▶ [MATERIAL FOR THE TASK]
▼

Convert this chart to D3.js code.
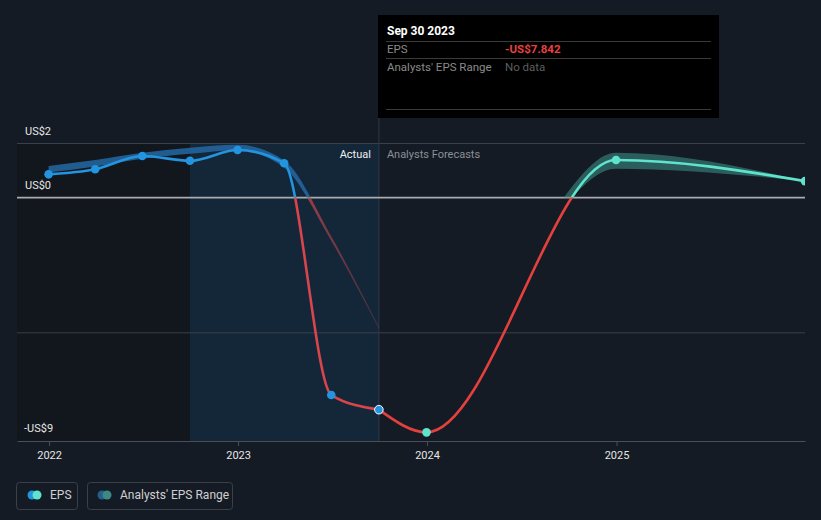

▲
▼

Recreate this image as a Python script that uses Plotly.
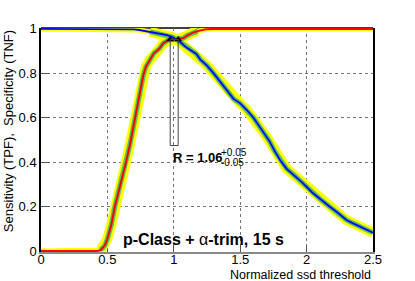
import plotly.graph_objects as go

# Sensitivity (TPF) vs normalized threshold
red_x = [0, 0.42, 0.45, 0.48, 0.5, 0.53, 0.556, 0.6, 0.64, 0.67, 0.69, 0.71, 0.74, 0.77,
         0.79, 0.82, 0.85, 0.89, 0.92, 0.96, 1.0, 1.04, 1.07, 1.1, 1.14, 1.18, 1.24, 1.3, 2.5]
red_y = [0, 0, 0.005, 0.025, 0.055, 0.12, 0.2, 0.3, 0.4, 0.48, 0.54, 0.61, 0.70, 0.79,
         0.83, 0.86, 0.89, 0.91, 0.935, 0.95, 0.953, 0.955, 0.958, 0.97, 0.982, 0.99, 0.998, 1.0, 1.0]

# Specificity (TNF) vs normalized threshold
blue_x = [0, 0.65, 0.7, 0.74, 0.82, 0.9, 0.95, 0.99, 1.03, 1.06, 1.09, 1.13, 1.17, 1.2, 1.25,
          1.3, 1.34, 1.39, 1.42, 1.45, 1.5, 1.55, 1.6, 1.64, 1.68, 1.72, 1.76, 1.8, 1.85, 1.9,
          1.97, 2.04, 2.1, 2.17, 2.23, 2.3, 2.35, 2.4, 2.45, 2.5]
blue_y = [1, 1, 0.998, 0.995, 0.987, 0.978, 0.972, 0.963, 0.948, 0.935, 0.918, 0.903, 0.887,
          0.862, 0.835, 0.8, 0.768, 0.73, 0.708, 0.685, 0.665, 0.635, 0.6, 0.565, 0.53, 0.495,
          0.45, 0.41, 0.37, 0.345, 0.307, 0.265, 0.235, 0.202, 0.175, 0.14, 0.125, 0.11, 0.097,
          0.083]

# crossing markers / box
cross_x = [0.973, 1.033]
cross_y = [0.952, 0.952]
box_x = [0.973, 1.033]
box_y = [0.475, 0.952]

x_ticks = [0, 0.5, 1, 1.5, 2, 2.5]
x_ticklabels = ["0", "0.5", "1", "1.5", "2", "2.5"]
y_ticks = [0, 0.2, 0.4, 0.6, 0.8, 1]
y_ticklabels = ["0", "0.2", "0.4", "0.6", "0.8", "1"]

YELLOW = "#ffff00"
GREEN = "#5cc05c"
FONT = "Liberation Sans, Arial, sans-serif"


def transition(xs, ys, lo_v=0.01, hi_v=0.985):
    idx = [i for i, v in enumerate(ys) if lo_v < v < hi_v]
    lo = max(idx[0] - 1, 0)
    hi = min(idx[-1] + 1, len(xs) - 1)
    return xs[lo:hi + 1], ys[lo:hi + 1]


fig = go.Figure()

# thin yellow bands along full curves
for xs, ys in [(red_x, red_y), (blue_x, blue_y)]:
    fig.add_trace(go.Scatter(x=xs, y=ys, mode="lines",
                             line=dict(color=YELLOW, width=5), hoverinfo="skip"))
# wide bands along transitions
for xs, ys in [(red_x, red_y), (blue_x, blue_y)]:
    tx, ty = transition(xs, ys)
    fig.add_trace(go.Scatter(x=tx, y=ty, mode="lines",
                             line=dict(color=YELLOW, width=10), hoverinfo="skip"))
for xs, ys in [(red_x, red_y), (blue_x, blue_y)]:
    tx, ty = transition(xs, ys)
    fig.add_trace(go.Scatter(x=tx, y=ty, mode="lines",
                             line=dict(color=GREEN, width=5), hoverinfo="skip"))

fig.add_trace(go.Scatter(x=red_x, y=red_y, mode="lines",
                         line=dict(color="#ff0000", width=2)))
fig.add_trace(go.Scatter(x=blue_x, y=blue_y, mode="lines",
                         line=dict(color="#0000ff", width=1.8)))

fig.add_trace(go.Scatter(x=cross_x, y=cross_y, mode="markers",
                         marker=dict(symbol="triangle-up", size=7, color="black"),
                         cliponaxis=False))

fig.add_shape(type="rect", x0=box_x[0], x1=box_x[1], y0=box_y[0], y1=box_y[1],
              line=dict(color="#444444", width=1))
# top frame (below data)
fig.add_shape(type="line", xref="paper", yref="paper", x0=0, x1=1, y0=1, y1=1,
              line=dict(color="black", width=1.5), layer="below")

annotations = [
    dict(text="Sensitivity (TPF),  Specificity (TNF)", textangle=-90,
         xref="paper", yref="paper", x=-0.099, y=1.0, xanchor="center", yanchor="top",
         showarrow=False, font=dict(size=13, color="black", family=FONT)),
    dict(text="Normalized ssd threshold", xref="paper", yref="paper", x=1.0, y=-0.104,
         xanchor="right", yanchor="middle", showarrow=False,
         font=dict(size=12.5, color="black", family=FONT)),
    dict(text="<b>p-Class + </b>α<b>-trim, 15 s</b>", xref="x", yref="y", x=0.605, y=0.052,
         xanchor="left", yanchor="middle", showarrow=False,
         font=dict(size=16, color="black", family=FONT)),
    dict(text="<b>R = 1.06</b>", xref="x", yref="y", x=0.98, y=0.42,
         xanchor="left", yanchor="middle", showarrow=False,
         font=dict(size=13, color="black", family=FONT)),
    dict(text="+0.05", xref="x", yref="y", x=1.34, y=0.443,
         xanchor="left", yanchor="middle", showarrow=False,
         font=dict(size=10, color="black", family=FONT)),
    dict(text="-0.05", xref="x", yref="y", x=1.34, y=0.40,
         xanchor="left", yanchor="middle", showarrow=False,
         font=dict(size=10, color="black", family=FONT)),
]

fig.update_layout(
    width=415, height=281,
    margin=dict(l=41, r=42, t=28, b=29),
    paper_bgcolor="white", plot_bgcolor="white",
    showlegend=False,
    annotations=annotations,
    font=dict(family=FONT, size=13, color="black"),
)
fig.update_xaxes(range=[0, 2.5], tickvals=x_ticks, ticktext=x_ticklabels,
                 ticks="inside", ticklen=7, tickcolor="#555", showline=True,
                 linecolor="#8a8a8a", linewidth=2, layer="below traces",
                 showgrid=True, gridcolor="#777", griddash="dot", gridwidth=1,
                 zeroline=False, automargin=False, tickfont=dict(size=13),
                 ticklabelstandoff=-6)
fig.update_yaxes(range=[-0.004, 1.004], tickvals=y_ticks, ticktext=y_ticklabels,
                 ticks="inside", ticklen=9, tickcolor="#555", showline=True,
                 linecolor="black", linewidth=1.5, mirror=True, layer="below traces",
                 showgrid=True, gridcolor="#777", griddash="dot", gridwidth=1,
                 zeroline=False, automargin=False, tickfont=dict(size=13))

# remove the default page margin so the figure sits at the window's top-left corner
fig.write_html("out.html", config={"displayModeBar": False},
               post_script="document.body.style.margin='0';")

▲

▶ [PROBLEM REQUIREMENTS] List each line holding the string "this".

▶ [FINAL RESULT]
Convert this chart to D3.js code.
Recreate this image as a Python script that uses Plotly.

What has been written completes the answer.